Abuse from actual or would-be romantic partners is rife. A survey by the city government in Seoul found that four-fifths of women had experienced controlling behaviour (such as boyfriends telling them what to wear or whom they could meet). More than half had suffered unwanted (physical) sexual advances and nearly two-fifths outright violence. “Misogyny is still common sense in South Korea,” says Yun Kim Ji-yeong of Konkuk University in Seoul. “People do not accept that women are worth the same as men.”

But women are increasingly challenging this conviction. It is not just the anti-spycam protests. Many are cropping their hair, crushing their eyeshadow and throwing away their lipstick—and posting videos of their rebellion online. Emboldened by the global #MeToo movement, a string of prominent women have spoken out about experiences of abuse. Young South Korean women, long wary of using the term “feminist” in conversations with parents or boyfriends, are starting to make their voices heard. “I definitely spend more time talking to my friends and my parents about these things than I did two years ago,” says a 20-something student.

So far, tangible results have been few and far between. In September Lee Yoon-taek, a theatre director, was sentenced to six years in prison for sexual assaults on nine women during acting lessons. In another prominent case, Ahn Hee-jung, a former provincial governor, was cleared of a rape charge in August. The judge cited his accuser’s efforts to find his favourite breakfast on the morning after one of the alleged rapes as an indication that the encounter must have been consensual. Criminal complaints about sexual discrimination or assault remain vastly more likely to ruin the reputation and career of the victim rather than the perpetrator. A recent move by Seoul city hall to roll out daily anti-spycam checks of public toilets in the city may reassure some women (as well as keep bureaucrats busy). But it does not get to the root of the problem.

More personal than political

Many activists emphasise the importance of shared personal experience in strengthening the movement. Kim Han Ryeo-il, who set up a feminist café and bookshop in Seoul’s Gangnam district last year, says she wanted to create the kind of place she wished had existed when she was a single mother in dire straits after a divorce years ago. Her café hosts weekly meetings for women to talk about feminism.

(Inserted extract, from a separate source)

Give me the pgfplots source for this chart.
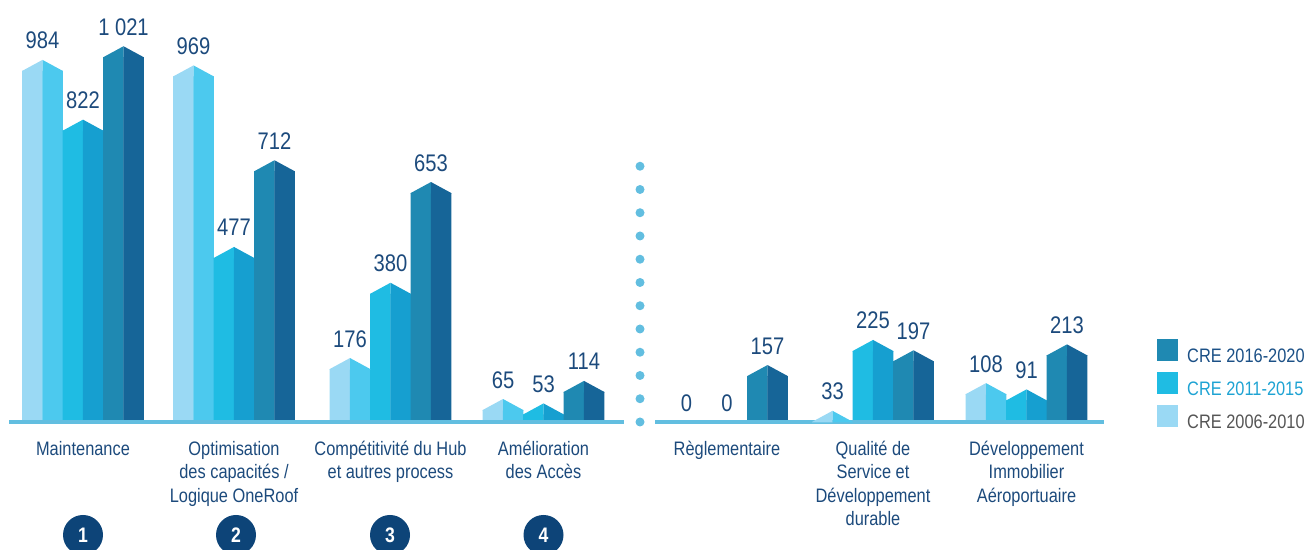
\documentclass[border=0pt]{standalone}
\usepackage{fontspec}
\setmainfont{Liberation Sans}[FakeStretch=0.84]
\usepackage{pgfplots}
\usepackage{pgfplotstable}
\pgfplotsset{compat=1.18}

\definecolor{Aone}{HTML}{9AD9F4}
\definecolor{Atwo}{HTML}{4CC9EE}
\definecolor{Bone}{HTML}{1FBCE3}
\definecolor{Btwo}{HTML}{169FD0}
\definecolor{Cone}{HTML}{1F89B2}
\definecolor{Ctwo}{HTML}{166598}
\definecolor{labcol}{HTML}{1C4A7C}
\definecolor{basecol}{HTML}{62BEE0}
\definecolor{circcol}{HTML}{0D4478}
\definecolor{legC}{HTML}{1B5086}
\definecolor{legB}{HTML}{1EA3D3}
\definecolor{legA}{HTML}{555555}

% roof halves (height 30 units = 11.07pt)
\pgfdeclareplotmark{roofL}{%
  \pgfpathmoveto{\pgfpoint{-20.4pt}{-11.07pt}}%
  \pgfpathlineto{\pgfpoint{0pt}{0pt}}%
  \pgfpathlineto{\pgfpoint{0pt}{-11.6pt}}%
  \pgfpathlineto{\pgfpoint{-20.4pt}{-11.6pt}}%
  \pgfpathclose\pgfusepathqfill}
\pgfdeclareplotmark{roofR}{%
  \pgfpathmoveto{\pgfpoint{20.4pt}{-11.07pt}}%
  \pgfpathlineto{\pgfpoint{0pt}{0pt}}%
  \pgfpathlineto{\pgfpoint{0pt}{-11.6pt}}%
  \pgfpathlineto{\pgfpoint{20.4pt}{-11.6pt}}%
  \pgfpathclose\pgfusepathqfill}

\pgfplotstableread{
x      a    b    c
83     984  822  1021
234    969  477  712
390.5  176  380  653
543.5  65   53   114
727    0    0    157
873    33   225  197
1026.5 108  91   213
}\data

\newcommand{\valfont}{\fontsize{24}{28}\selectfont}
\newcommand{\catfont}{\fontsize{19.5}{23.5}\selectfont}

\pgfplotsset{
  body/.style={ybar, forget plot, bar width=20.5pt, draw=none},
  roof/.style={forget plot, only marks, restrict y to domain=1:5000},
  vlab/.style={forget plot, only marks, mark=none, nodes near coords={\pgfmathprintnumber[fixed,precision=0,1000 sep={\ },assume math mode=true]{\pgfplotspointmeta}},
     point meta=explicit,
     every node near coord/.append style={anchor=base, yshift=11pt, font=\valfont, text=labcol, inner sep=0pt}},
}

\begin{document}
\begin{tikzpicture}
\begin{axis}[
  x=1pt, y=0.369pt,
  xmin=0, xmax=1306, ymin=-341.5, ymax=1146.3,
  scale only axis, clip=false,
  axis line style={draw=none},
  major tick style={draw=none}, major tick length=0pt,
  ytick=\empty,
  xtick={83,234,390.5,543.5,727,873,1026.5},
  xticklabels={Maintenance,{Optimisation\\des capacités /\\Logique OneRoof},{Compétitivité du Hub\\et autres process},{Amélioration\\des Accès},Règlementaire,{Qualité de\\Service et\\Développement\\durable},{Développement\\Immobilier\\Aéroportuaire}},
  xticklabel style={align=center, anchor=north, inner sep=0pt, yshift=108.3pt, font=\catfont, text=labcol},
  legend image code/.code={\fill[#1, draw=none] (0pt,-4.3pt) rectangle (21pt,17.7pt);},
  legend cell align=left,
  legend style={at={(axis cs:1157,229.3)}, anchor=north west, draw=none, fill=none, inner sep=0pt,
    nodes={inner sep=0pt}, row sep=8pt, font=\fontsize{19.5}{22}\selectfont,
    /tikz/every odd column/.append style={column sep=9pt}},
]
% --- series A (CRE 2006-2010)
\addplot[body, fill=Aone, bar shift=-10.125pt] table[x expr=\thisrow{x}-40.5, y expr={max(\thisrow{a}-30,0)}] {\data};
\addplot[body, fill=Atwo, bar shift=10.125pt] table[x expr=\thisrow{x}-40.5, y expr={max(\thisrow{a}-30,0)}] {\data};
\addplot[roof, mark=roofL, mark options={fill=Aone, draw=none}] table[x expr=\thisrow{x}-40.5, y=a] {\data};
\addplot[roof, mark=roofR, mark options={fill=Atwo, draw=none}] table[x expr=\thisrow{x}-40.5, y=a] {\data};
% --- series B (CRE 2011-2015)
\addplot[body, fill=Bone, bar shift=-10.125pt] table[x=x, y expr={max(\thisrow{b}-30,0)}] {\data};
\addplot[body, fill=Btwo, bar shift=10.125pt] table[x=x, y expr={max(\thisrow{b}-30,0)}] {\data};
\addplot[roof, mark=roofL, mark options={fill=Bone, draw=none}] table[x=x, y=b] {\data};
\addplot[roof, mark=roofR, mark options={fill=Btwo, draw=none}] table[x=x, y=b] {\data};
% --- series C (CRE 2016-2020)
\addplot[body, fill=Cone, bar shift=-10.125pt] table[x expr=\thisrow{x}+40.5, y expr={max(\thisrow{c}-30,0)}] {\data};
\addplot[body, fill=Ctwo, bar shift=10.125pt] table[x expr=\thisrow{x}+40.5, y expr={max(\thisrow{c}-30,0)}] {\data};
\addplot[roof, mark=roofL, mark options={fill=Cone, draw=none}] table[x expr=\thisrow{x}+40.5, y=c] {\data};
\addplot[roof, mark=roofR, mark options={fill=Ctwo, draw=none}] table[x expr=\thisrow{x}+40.5, y=c] {\data};
% --- value labels
\addplot[vlab] table[x expr=\thisrow{x}-40.5, y=a, meta=a] {\data};
\addplot[vlab] table[x=x, y=b, meta=b] {\data};
\addplot[vlab] table[x expr=\thisrow{x}+40.5, y=c, meta=c] {\data};
% --- baseline and separator
\draw[basecol, line width=4.5pt] (axis cs:9,2.71) -- (axis cs:624,2.71);
\draw[basecol, line width=4.5pt] (axis cs:655,2.71) -- (axis cs:1104,2.71);
\draw[basecol, line width=9pt, line cap=round, dash pattern=on 0pt off 23.25pt] (axis cs:640,2.71) -- (axis cs:640,696.5);
% --- numbered circles
\node[circle, fill=circcol, minimum size=40pt, inner sep=0pt, text=white, font=\fontsize{21}{21}\selectfont\bfseries] at (axis cs:83,-303.5) {1};
\node[circle, fill=circcol, minimum size=40pt, inner sep=0pt, text=white, font=\fontsize{21}{21}\selectfont\bfseries] at (axis cs:236,-303.5) {2};
\node[circle, fill=circcol, minimum size=40pt, inner sep=0pt, text=white, font=\fontsize{21}{21}\selectfont\bfseries] at (axis cs:390,-303.5) {3};
\node[circle, fill=circcol, minimum size=40pt, inner sep=0pt, text=white, font=\fontsize{21}{21}\selectfont\bfseries] at (axis cs:543.5,-303.5) {4};
% --- legend
\addlegendimage{fill=Cone}\addlegendentry[text=legC]{CRE 2016-2020}
\addlegendimage{fill=Bone}\addlegendentry[text=legB]{CRE 2011-2015}
\addlegendimage{fill=Aone}\addlegendentry[text=legA]{CRE 2006-2010}
\coordinate (SW) at (axis cs:0,-341.5);
\coordinate (NE) at (axis cs:1306,1146.3);
\end{axis}
\pgfresetboundingbox
\path[use as bounding box] (SW) rectangle (NE);
\end{tikzpicture}
\end{document}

A feminist co-operative in Sannae, a small village in a socially conservative region, has similar aims. The centrepiece is a meeting spot named “Salon de Mago” after a goddess of female creativity, which overlooks the village’s main street. Women from the area drop in to talk about conflicts with fathers and husbands and, often, domestic violence. Drawings and cartoons in which they have recorded their experiences are dotted around the room. Some depict rape scenes. “It’s a safe space for people to express themselves,” says Tali, one of the activists. Besides running the café, the women provide sex education in local schools. They also offer a discussion group for men, even though most of the male attention they get is hostile. “They say we are dividing men and women,” says Eerie, her colleague. A flyer on the table describes the insults and threats the women have received in the course of their work.

Ms Yun Kim believes the individual focus of the movement is its strength. Bottom-up organisation, via social media and word of mouth, makes it unintimidating and easy to join. She thinks the anti-spycam protests have drawn such crowds because they speak directly to women’s daily experience. “If you cannot even be safe from intrusion in the bathroom or in your own home, then where are you safe?”

Yet the focus on personal experience may impede feminists from seeking alliances with other groups battling social conservatism, such as activists for gay rights, or indeed sympathetic heterosexual men. The organisers of the recent anti-spycam protests, for example, specified that only “biological” women should take part. Yet such alliances may turn out to be crucial politically. Speaking out about mistreatment is one thing; changing a culture is another.